Amo las películas. Las buenas, esas dignas de pasar a la historia. No las llenas de lugares comunes que acaparan la mayoría de los espacios cinematográficos y se multiplican como parásitos. No esas que reproducen esquemas, con principios, desarrollos y finales felices, tan emotivos como irreales. Y lo escribo a conciencia, porque suelo llorar con (casi) todas.
Amo las películas. Esas que me muestran cosas de la vida, cosas que puedo vivir, sentir en mi piel. Esas que son ejemplarizantes, las que me hacen reflexionar, las que me invitan a pasear por universos desconocidos, las que me hacen reír, las que solo me entretienen. Las que me inspiran en mi propio guión en el que siempre hay una oración o una imagen de la que aferrarse para seguir escribiendo.
Y seguiré. Pasaron en este 2009 muchas películas, y siempre sabré que la más intensa, la que más sentí en mi piel, fue la mía. Mi propia película, mi propio guión.
De las demás historias, repaso en mi memoria y pienso cuál sería la mejor. Los críticos dieron su opinión, Slumdog Millionaire, Bastardos sin gloria, Mal día para pescar, entre otras. Coincido. Pero si tuviese que elegir una, sería “El verano de Kikujiro”, de Takeshi Kitano. Fuera de circuito comercial y de la temporada de estrenos.

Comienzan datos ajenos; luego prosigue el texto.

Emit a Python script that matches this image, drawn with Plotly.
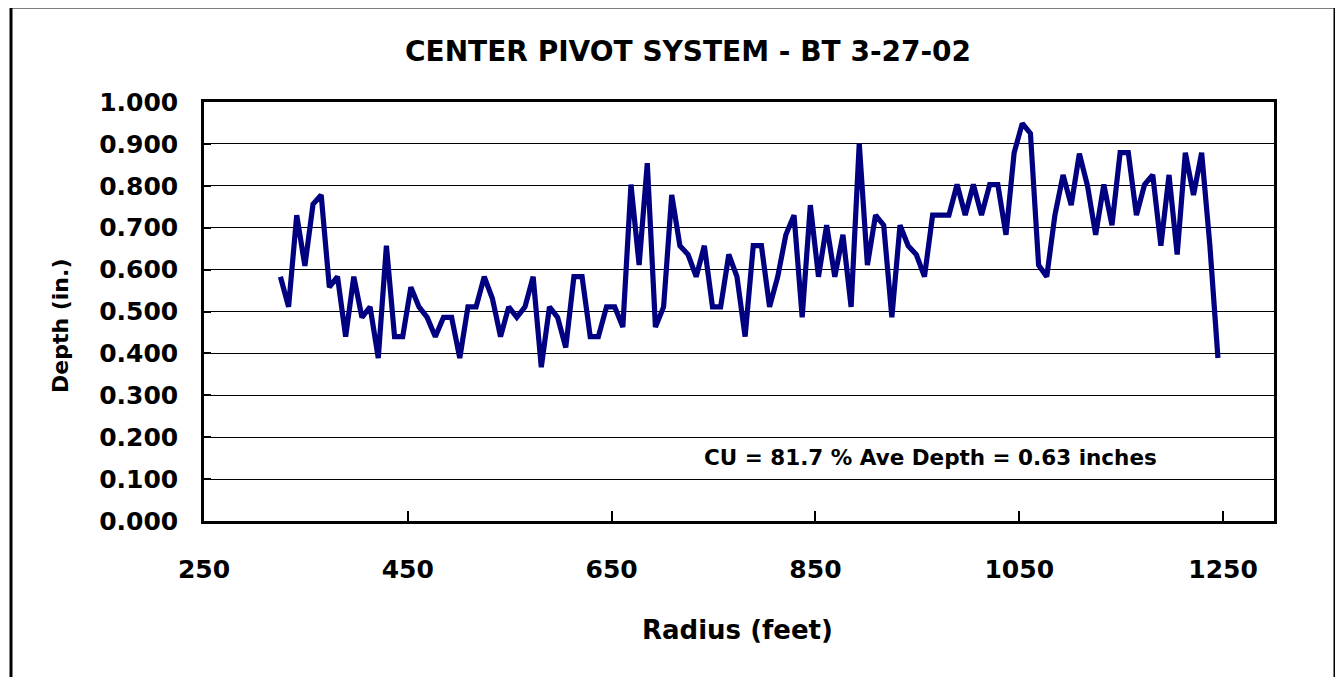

La música (y por sobre todo la música), la ternura y las vueltas y sorpresas que nos depara un tránsito por un lugar y un espacio impensado, son los argumentos más firmes. Para verla, hay que alquilarla o buscar otros métodos alternativos (...) Pero hacerlo vale la pena.
Es una película con una hermosa parábola sobre el poder de la amistad y el amor en un envase no tradicional ... atípico, como los giralunas de Luis Eduardo Aute, con los que despido el año:
“Cuenta la historia que una noche, cuando todos los girasoles decidieron juntos -como cada día- mirar el suelo, el giraluna decidió esperar mirando al cielo sin agachar ni esconder su cabeza. Esperó y esperó hasta que finalmente la noche le presentó a la Luna. Nunca la había visto y se emocionó tanto al verla que en la distancia ella se percató de su presencia. Entonces, notando la audacia del giralunas, le mostró algo que nunca nadie jamás antes había visto: su otra cara...
Cuenta Aute, que la Luna le dio esa ofrenda por tres razones: el giraluna nunca perdió la fe, mantuvo la curiosidad intacta y tuvo criterio propio. Tres valores, que aún sin mencionarlo el artista, escasean, y mucho, hoy en día”.